This has already been mentioned by me and @jpsamaroo in the other discourse thread you linked. Basically OPENBLAS_NUM_THREADS=1
(you have a typo there) is special because it makes OpenBLAS computations run on the respective calling (Julia) thread. for OPENBLAS_NUM_THREADS>1
the behavior changes qualitatively in the sense that OpenBLAS will create an own pool of OpenBLAS threads which it will use to run BLAS computation triggered by any of the Julia threads (there is only a single pool of OpenBLAS threads, irrespective of how many Julia threads you have). Hence, assuming Threads.nthreads() == 16
, setting OPENBLAS_NUM_THREADS=1
will, effectively, make all your BLAS computations run on all of the Julia threads (16) whereas setting OPENBLAS_NUM_THREADS=2
will make all your BLAS computations run on only 2 separate OpenBLAS threads. That’s why you see such horrible performance for your 16/8 case for example.

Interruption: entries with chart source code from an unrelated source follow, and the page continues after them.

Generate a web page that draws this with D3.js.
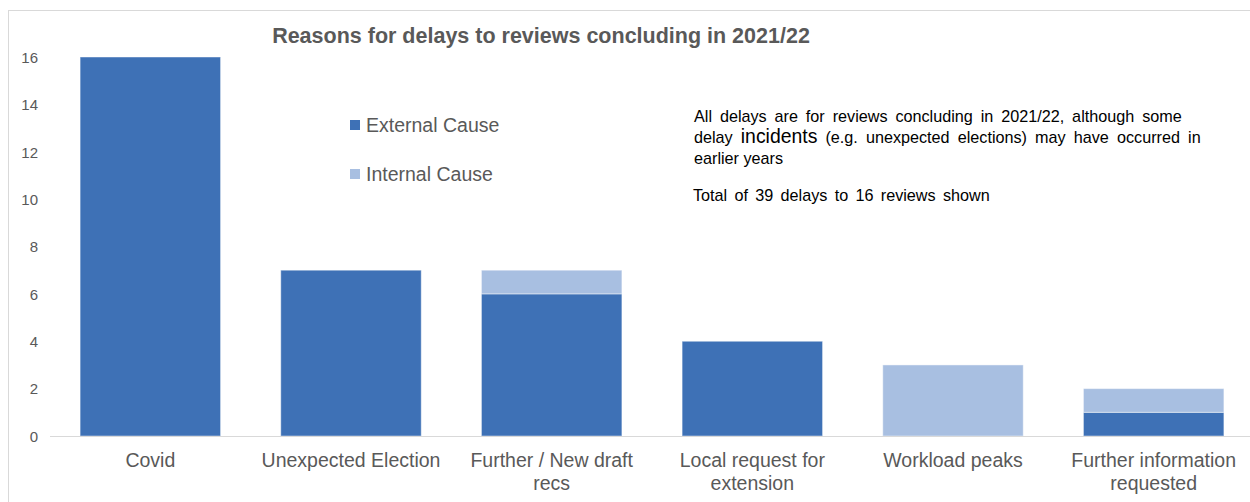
<!DOCTYPE html>
<html>
<head>
<meta charset="utf-8">
<script src="https://cdn.jsdelivr.net/npm/d3@7"></script>
<style>
  html, body { margin: 0; padding: 0; background: #fff; }
  svg { display: block; font-family: "Liberation Sans", Arial, sans-serif; }
</style>
</head>
<body>
<svg id="chart" width="1250" height="502"></svg>
<script>
// Delay counts per reason, split by cause
const categories = [
  ["Covid"],
  ["Unexpected Election"],
  ["Further / New draft", "recs"],
  ["Local request for", "extension"],
  ["Workload peaks"],
  ["Further information", "requested"]
];
const externalCause = [16, 7, 6, 4, 0, 1];
const internalCause = [0, 0, 1, 0, 3, 1];
const seriesNames = ["External Cause", "Internal Cause"];
const yTicks = [0, 2, 4, 6, 8, 10, 12, 14, 16];

const colors = { "External Cause": "#3e71b6", "Internal Cause": "#a8bfe1" };

const svg = d3.select("#chart");

// chart frame
svg.append("rect")
  .attr("x", 8.5).attr("y", 10.5)
  .attr("width", 1260).attr("height", 520)
  .attr("fill", "#fff").attr("stroke", "#d9d9d9").attr("stroke-width", 1);

const plot = { left: 50, right: 1254, top: 57, bottom: 436 };

const keys = categories.map((c, i) => i);
const x = d3.scaleBand()
  .domain(keys)
  .range([plot.left, plot.right])
  .paddingInner(0.3)
  .paddingOuter(0.15);

const y = d3.scaleLinear().domain([0, 16]).range([plot.bottom, plot.top]);

// stacked data
const rows = keys.map(i => ({
  key: i,
  "External Cause": externalCause[i],
  "Internal Cause": internalCause[i]
}));
const stack = d3.stack().keys(seriesNames)(rows);

// y axis labels
const yAxis = svg.append("g")
  .attr("transform", `translate(${plot.left - 12},0)`)
  .call(d3.axisLeft(y).tickValues(yTicks).tickSize(0).tickPadding(0));
yAxis.select(".domain").remove();
yAxis.selectAll("text")
  .attr("fill", "#595959")
  .style("font-size", "15px")
  .attr("dy", "0.35em");

// bars
svg.append("g").selectAll("g")
  .data(stack)
  .join("g")
  .attr("fill", d => colors[d.key])
  .selectAll("rect")
  .data(d => d.filter(s => s[1] - s[0] > 0))
  .join("rect")
  .attr("x", d => x(d.data.key))
  .attr("width", x.bandwidth())
  .attr("y", d => y(d[1]))
  .attr("height", d => y(d[0]) - y(d[1]))
  .attr("stroke", "rgba(255,255,255,0.45)")
  .attr("stroke-width", 1);

// baseline
svg.append("line")
  .attr("x1", plot.left).attr("x2", 1250)
  .attr("y1", plot.bottom + 0.5).attr("y2", plot.bottom + 0.5)
  .attr("stroke", "#d9d9d9").attr("stroke-width", 1);

// category labels
const xl = svg.append("g");
categories.forEach((lines, i) => {
  const cx = x(i) + x.bandwidth() / 2;
  const t = xl.append("text")
    .attr("x", cx)
    .attr("y", 467)
    .attr("text-anchor", "middle")
    .attr("fill", "#595959")
    .style("font-size", "19.5px");
  lines.forEach((ln, j) => {
    t.append("tspan")
      .attr("x", cx)
      .attr("dy", j === 0 ? 0 : 23)
      .text(ln);
  });
});

// title
svg.append("text")
  .attr("x", 541).attr("y", 43)
  .attr("text-anchor", "middle")
  .attr("fill", "#595959")
  .style("font-size", "21.5px")
  .style("font-weight", "bold")
  .text("Reasons for delays to reviews concluding in 2021/22");

// legend
const legend = svg.append("g");
seriesNames.forEach((name, i) => {
  const ly = 125 + i * 49;
  legend.append("rect")
    .attr("x", 350).attr("y", ly - 5)
    .attr("width", 10).attr("height", 10)
    .attr("fill", colors[name]);
  legend.append("text")
    .attr("x", 366).attr("y", ly)
    .attr("dy", "0.35em")
    .attr("fill", "#595959")
    .style("font-size", "19.5px")
    .text(name);
});

// notes
const note = svg.append("g").attr("fill", "#000").style("font-size", "16.2px");
note.append("text").attr("x", 694).attr("y", 122)
  .style("word-spacing", "3.4px")
  .text("All delays are for reviews concluding in 2021/22, although some");
const l2 = note.append("text").attr("x", 694).attr("y", 143)
  .style("word-spacing", "3.6px");
l2.append("tspan").text("delay ");
l2.append("tspan").style("font-size", "19.4px").text("incidents");
l2.append("tspan").text(" (e.g. unexpected elections) may have occurred in");
note.append("text").attr("x", 694).attr("y", 164).text("earlier years");
note.append("text").attr("x", 693).attr("y", 201)
  .style("word-spacing", "2.8px")
  .text("Total of 39 delays to 16 reviews shown");
</script>
</body>
</html>
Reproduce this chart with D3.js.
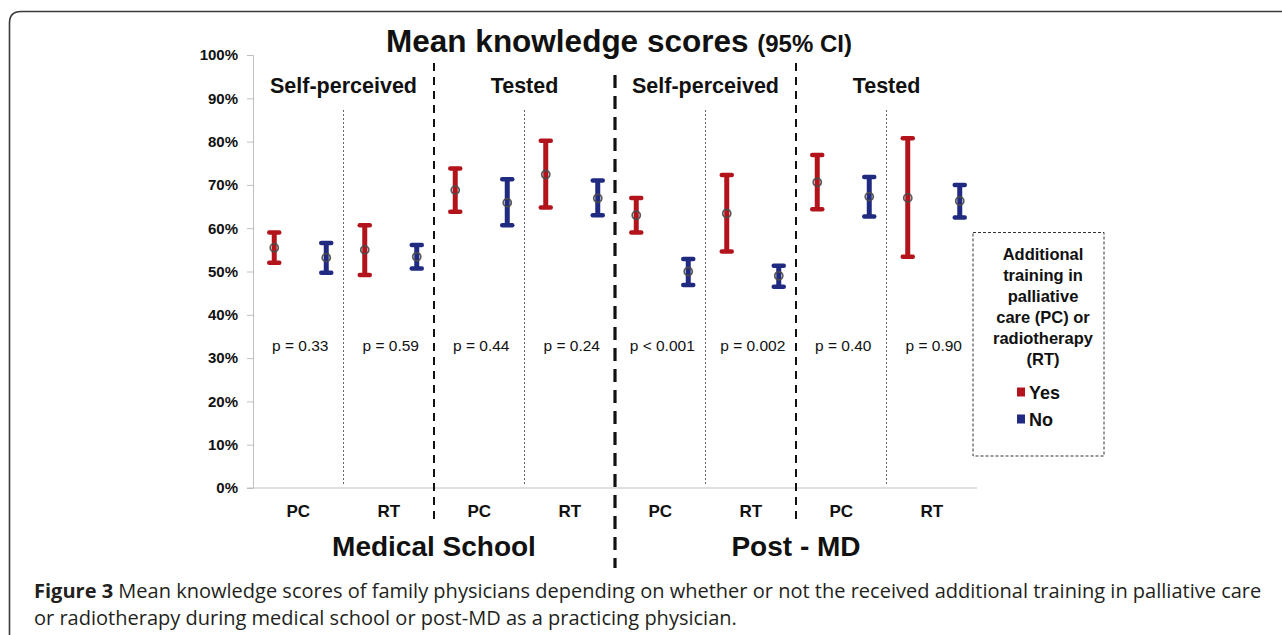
<!DOCTYPE html>
<html lang="en">
<head>
    <meta charset="UTF-8">
    <script src="https://d3js.org/d3.v7.min.js"></script>
    <title>Mean knowledge scores</title>
    <style>
        body { margin: 0; background: #fff; }
        svg text { font-family: "Liberation Sans", Arial, sans-serif; fill: #111; }
        .bold { font-weight: bold; }
        .axis path, .axis line { stroke: #bfbfbf; }
        .caption { font-family: "Open Sans", "Noto Sans", sans-serif; fill: #231f20; }
    </style>
</head>
<body>
<div class="graph"></div>
<script>
    // categories along the x axis
    var categories = ["PC", "RT", "PC", "RT", "PC", "RT", "PC", "RT"];
    var sections = ["Self-perceived", "Tested", "Self-perceived", "Tested"];
    var periods = ["Medical School", "Post - MD"];
    var pValues = ["p = 0.33", "p = 0.59", "p = 0.44", "p = 0.24",
                   "p < 0.001", "p = 0.002", "p = 0.40", "p = 0.90"];

    // mean and 95% CI, in percent
    var yesMean = [55.5, 55.0, 68.8, 72.4, 63.0, 63.4, 70.6, 67.0];
    var yesLow  = [52.0, 49.2, 63.8, 64.8, 59.0, 54.6, 64.4, 53.4];
    var yesHigh = [59.0, 60.7, 73.8, 80.2, 67.0, 72.3, 76.9, 80.8];
    var noMean  = [53.2, 53.4, 65.9, 66.9, 50.0, 49.0, 67.3, 66.3];
    var noLow   = [49.7, 50.7, 60.7, 63.0, 46.9, 46.5, 62.7, 62.5];
    var noHigh  = [56.6, 56.1, 71.3, 71.0, 52.9, 51.3, 71.8, 70.0];

    var yTicks = [0, 10, 20, 30, 40, 50, 60, 70, 80, 90, 100];
    var groups = ["Yes", "No"];
    var colors = { Yes: "#b3141c", No: "#1f2a80" };

    var legendTitle = ["Additional", "training in", "palliative", "care (PC) or", "radiotherapy", "(RT)"];
    var captionBold = "Figure 3";
    var captionLines = [
        " Mean knowledge scores of family physicians depending on whether or not the received additional training in palliative care",
        "or radiotherapy during medical school or post-MD as a practicing physician."
    ];

    var width = 1282, height = 635;

    var svg = d3.select(".graph").append("svg")
        .attr("width", width)
        .attr("height", height);

    // outer frame, only top and left edges visible
    svg.append("path")
        .attr("d", "M9.5,660 V23 Q9.5,11.5 21,11.5 H1300")
        .attr("fill", "none")
        .attr("stroke", "#3a3a3a")
        .attr("stroke-width", 1.6);

    var x = d3.scaleBand()
        .domain(d3.range(categories.length))
        .range([253, 977]);

    var sub = d3.scalePoint()
        .domain(groups)
        .range([-24, 28]);

    var y = d3.scaleLinear()
        .domain([0, 100])
        .range([488, 55]);

    // y axis
    var yAxis = svg.append("g")
        .attr("class", "axis")
        .attr("transform", "translate(253,0)")
        .call(d3.axisLeft(y).tickValues(yTicks).tickSize(6).tickPadding(9)
            .tickFormat(function (d) { return d + "%"; }));
    yAxis.selectAll("text")
        .attr("class", "bold")
        .style("font-size", "15px")
        .style("font-family", "Liberation Sans, Arial, sans-serif")
        .attr("fill", "#111");

    // x axis line
    svg.append("line")
        .attr("x1", 247).attr("x2", x.range()[1])
        .attr("y1", y(0)).attr("y2", y(0))
        .attr("stroke", "#bfbfbf");

    // separators between categories
    var sepTypes = ["dot", "dash", "dot", "thick", "dot", "dash", "dot"];
    var sepStyle = {
        dot:   { w: 1,   dash: "2,2",  y1: 110, y2: 486, c: "#666" },
        dash:  { w: 2,   dash: "8,6",  y1: 63,  y2: 520, c: "#111" },
        thick: { w: 3.2, dash: "13,8", y1: 75,  y2: 568, c: "#111" }
    };
    svg.selectAll(".sep")
        .data(sepTypes)
        .enter().append("line")
        .attr("class", "sep")
        .attr("x1", function (d, i) { return x(i + 1); })
        .attr("x2", function (d, i) { return x(i + 1); })
        .attr("y1", function (d) { return sepStyle[d].y1; })
        .attr("y2", function (d) { return sepStyle[d].y2; })
        .attr("stroke", function (d) { return sepStyle[d].c; })
        .attr("stroke-width", function (d) { return sepStyle[d].w; })
        .attr("stroke-dasharray", function (d) { return sepStyle[d].dash; });

    // category labels
    svg.selectAll(".cat")
        .data(categories)
        .enter().append("text")
        .attr("class", "bold")
        .attr("x", function (d, i) { return x(i) + x.bandwidth() / 2; })
        .attr("y", 517)
        .attr("text-anchor", "middle")
        .style("font-size", "17px")
        .text(function (d) { return d; });

    // section labels (each spans two categories)
    svg.selectAll(".sec")
        .data(sections)
        .enter().append("text")
        .attr("class", "bold")
        .attr("x", function (d, i) { return x(i * 2 + 1); })
        .attr("y", 93)
        .attr("text-anchor", "middle")
        .style("font-size", "21.5px")
        .text(function (d) { return d; });

    // period labels (each spans four categories)
    svg.selectAll(".per")
        .data(periods)
        .enter().append("text")
        .attr("class", "bold")
        .attr("x", function (d, i) { return x(i * 4 + 2); })
        .attr("y", 556)
        .attr("text-anchor", "middle")
        .style("font-size", "28px")
        .text(function (d) { return d; });

    // p values
    svg.selectAll(".pval")
        .data(pValues)
        .enter().append("text")
        .attr("x", function (d, i) { return x(i) + x.bandwidth() / 2 + 2; })
        .attr("y", 351)
        .attr("text-anchor", "middle")
        .style("font-size", "15.5px")
        .text(function (d) { return d; });

    // error bars
    var bars = [];
    categories.forEach(function (c, i) {
        bars.push({ g: "Yes", i: i, mean: yesMean[i], low: yesLow[i], high: yesHigh[i] });
        bars.push({ g: "No", i: i, mean: noMean[i], low: noLow[i], high: noHigh[i] });
    });

    var bar = svg.selectAll(".bar")
        .data(bars)
        .enter().append("g")
        .attr("class", "bar")
        .attr("transform", function (d) {
            return "translate(" + (x(d.i) + x.bandwidth() / 2 + sub(d.g)) + ",0)";
        });

    bar.append("line")
        .attr("y1", function (d) { return y(d.low); })
        .attr("y2", function (d) { return y(d.high); })
        .attr("stroke", function (d) { return colors[d.g]; })
        .attr("stroke-width", 5);

    bar.selectAll(".cap")
        .data(function (d) { return [d, d]; })
        .enter().append("line")
        .attr("x1", -5).attr("x2", 5)
        .attr("y1", function (d, j) { return y(j ? d.high : d.low); })
        .attr("y2", function (d, j) { return y(j ? d.high : d.low); })
        .attr("stroke", function (d) { return colors[d.g]; })
        .attr("stroke-width", 4.5)
        .attr("stroke-linecap", "round");

    bar.append("circle")
        .attr("cy", function (d) { return y(d.mean); })
        .attr("r", 4)
        .attr("fill", "none")
        .attr("stroke", "#4a4a4a")
        .attr("stroke-opacity", 0.9)
        .attr("stroke-width", 1.8);

    // title
    var title = svg.append("text")
        .attr("class", "bold")
        .attr("x", 619)
        .attr("y", 52)
        .attr("text-anchor", "middle");
    title.append("tspan").style("font-size", "31.5px").text("Mean knowledge scores ");
    title.append("tspan").style("font-size", "24px").text("(95% CI)");

    // legend
    var legend = svg.append("g");
    legend.append("rect")
        .attr("x", 973).attr("y", 232.5)
        .attr("width", 131).attr("height", 223.5)
        .attr("fill", "none")
        .attr("stroke", "#333")
        .attr("stroke-dasharray", "3,2");
    legend.selectAll(".lt")
        .data(legendTitle)
        .enter().append("text")
        .attr("class", "bold")
        .attr("x", 1043)
        .attr("y", function (d, i) { return 260 + i * 21; })
        .attr("text-anchor", "middle")
        .style("font-size", "16.5px")
        .text(function (d) { return d; });
    var item = legend.selectAll(".li")
        .data(groups)
        .enter().append("g")
        .attr("transform", function (d, i) { return "translate(1017," + (392 + i * 27) + ")"; });
    item.append("rect")
        .attr("x", 0).attr("y", -4.5)
        .attr("width", 8).attr("height", 9)
        .attr("fill", function (d) { return colors[d]; });
    item.append("text")
        .attr("class", "bold")
        .attr("x", 12)
        .attr("y", 6.5)
        .style("font-size", "18px")
        .text(function (d) { return d; });

    // caption
    var cap = svg.append("g").attr("class", "caption");
    var l1 = cap.append("text")
        .attr("class", "caption")
        .attr("x", 34).attr("y", 598)
        .style("font-size", "16px");
    l1.append("tspan").style("font-weight", "bold").text(captionBold);
    l1.append("tspan").text(captionLines[0]);
    var fs = 16 * 1228 / l1.node().getComputedTextLength();
    l1.style("font-size", fs + "px");
    cap.append("text")
        .attr("class", "caption")
        .attr("x", 34).attr("y", 625)
        .style("font-size", fs + "px")
        .text(captionLines[1]);
</script>
</body>
</html>
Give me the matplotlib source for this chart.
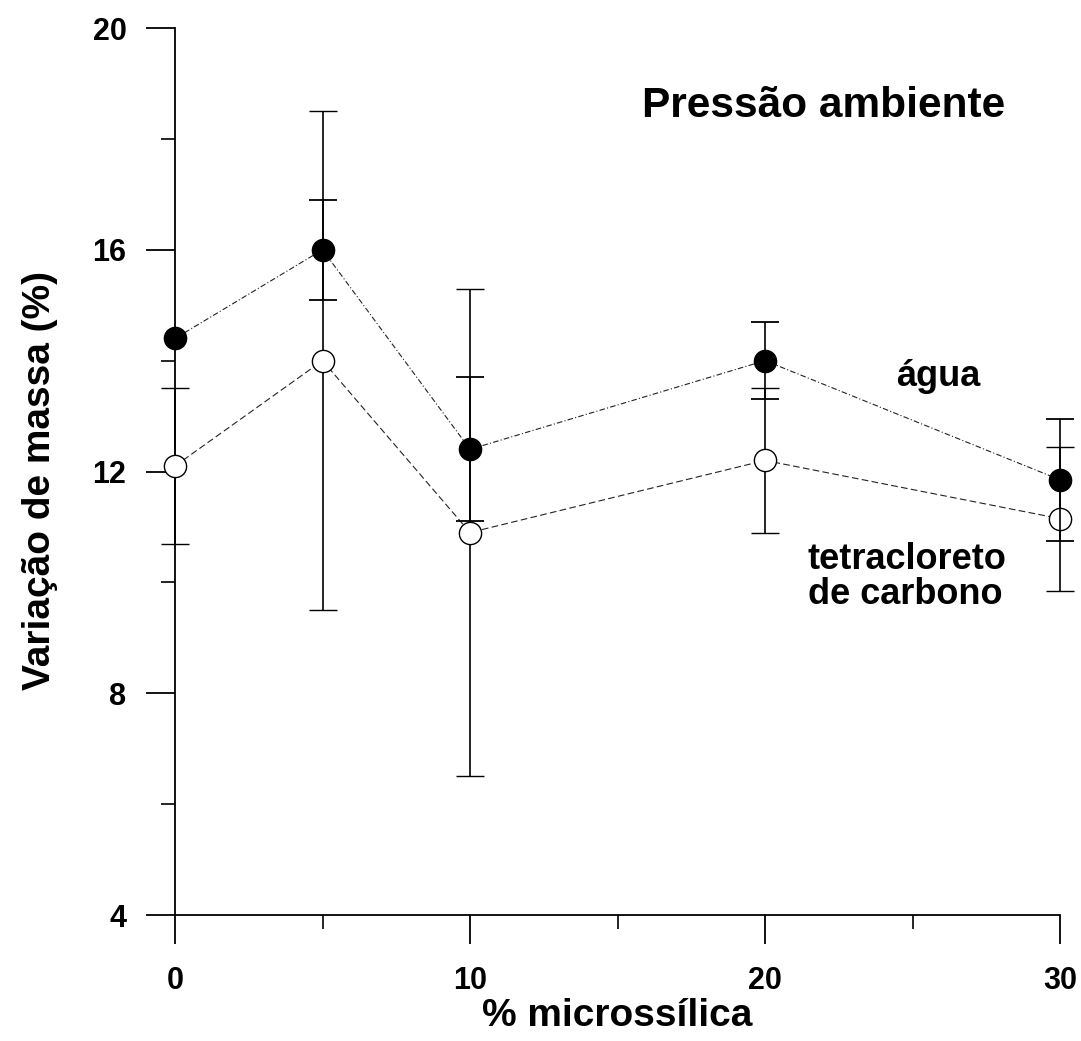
import matplotlib
matplotlib.use("Agg")
import matplotlib.pyplot as plt
import numpy as np

# Data
#---------------------------
microssilica = [0, 5, 10, 20, 30]           # % microssílica
agua = [14.4, 16.0, 12.4, 14.0, 11.85]      # filled circles
agua_err = [np.nan, 0.9, 1.3, 0.7, 1.1]
tetra = [12.1, 14.0, 10.9, 12.2, 11.15]     # open circles (tetracloreto de carbono)
tetra_err = [1.4, 4.5, 4.4, 1.3, 1.3]

x_major = [0, 10, 20, 30]
x_minor = [5, 15, 25]
y_major = [4, 8, 12, 16, 20]
y_minor = [6, 10, 14, 18]

plt.rcParams['font.family'] = ['Liberation Sans', 'DejaVu Sans']
plt.rcParams['font.weight'] = 'bold'

fig = plt.figure(figsize=(10.81, 10.41), dpi=100)
ax = fig.add_axes([0.1619, 0.1210, 0.8187, 0.8521])

# Series
#---------------------------
ax.errorbar(microssilica, tetra, yerr=tetra_err, fmt='o', ms=16, mfc='white', mec='black',
            mew=1.0, ecolor='black', elinewidth=1.2, capsize=10, capthick=1.3,
            ls=(0, (6, 3)), lw=0.8, color='#222222', clip_on=False, zorder=3)
ax.errorbar(microssilica, agua, yerr=agua_err, fmt='o', ms=16, mfc='black', mec='black',
            ecolor='black', elinewidth=1.2, capsize=10, capthick=1.3,
            ls=(0, (5, 2, 1, 2)), lw=0.8, color='#222222', clip_on=False, zorder=4)

# Axes
#---------------------------
ax.set_xlim(0, 30)
ax.set_ylim(4, 20)
ax.spines['top'].set_visible(False)
ax.spines['right'].set_visible(False)
for s in ['left', 'bottom']:
    ax.spines[s].set_linewidth(1.3)

ax.set_xticks(x_major)
ax.set_xticks(x_minor, minor=True)
ax.set_yticks(y_major)
ax.set_yticks(y_minor, minor=True)
ax.tick_params(which='major', length=21, width=1.3, labelsize=22)
ax.tick_params(which='minor', length=10, width=1.2)
ax.tick_params(axis='x', which='major', pad=16)
ax.tick_params(axis='y', which='major', pad=14)
for lab in ax.get_xticklabels() + ax.get_yticklabels():
    lab.set_fontweight('bold')

ax.set_xlabel('% microssílica', fontsize=28, fontweight='bold', labelpad=1)
ax.set_ylabel('Variação de massa (%)', fontsize=28, fontweight='bold')
ax.yaxis.set_label_coords(-0.132, 0.49)

# Labels inside the plot (data coordinates)
#---------------------------
ax.text(28.15, 18.6, 'Pressão ambiente', fontsize=30.5, fontweight='bold',
        ha='right', va='center')
ax.text(24.45, 13.72, 'água', fontsize=26, fontweight='bold', ha='left', va='center')
ax.text(21.45, 10.72, 'tetracloreto\nde carbono', fontsize=26, fontweight='bold',
        ha='left', va='top', linespacing=1.0)

fig.savefig('out.png', dpi=100)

As for your other question, in general, multithreading your computation with Julia threads (if possible) and using OPENBLAS_NUM_THREADS=1
should be better than using only a single Julia thread and OPENBLAS_NUM_THREADS=16
. The main point is that you can parallelize your specific application much more effectively than OpenBLAS, which can only parallelize the BLAS parts. However, as with every “rule of thumb”, there are exceptions and it can depend on the computation at hand. (BTW, in your case, the rule of thumb seems to hold: compare 16/1 (538) to 1/16 (900).)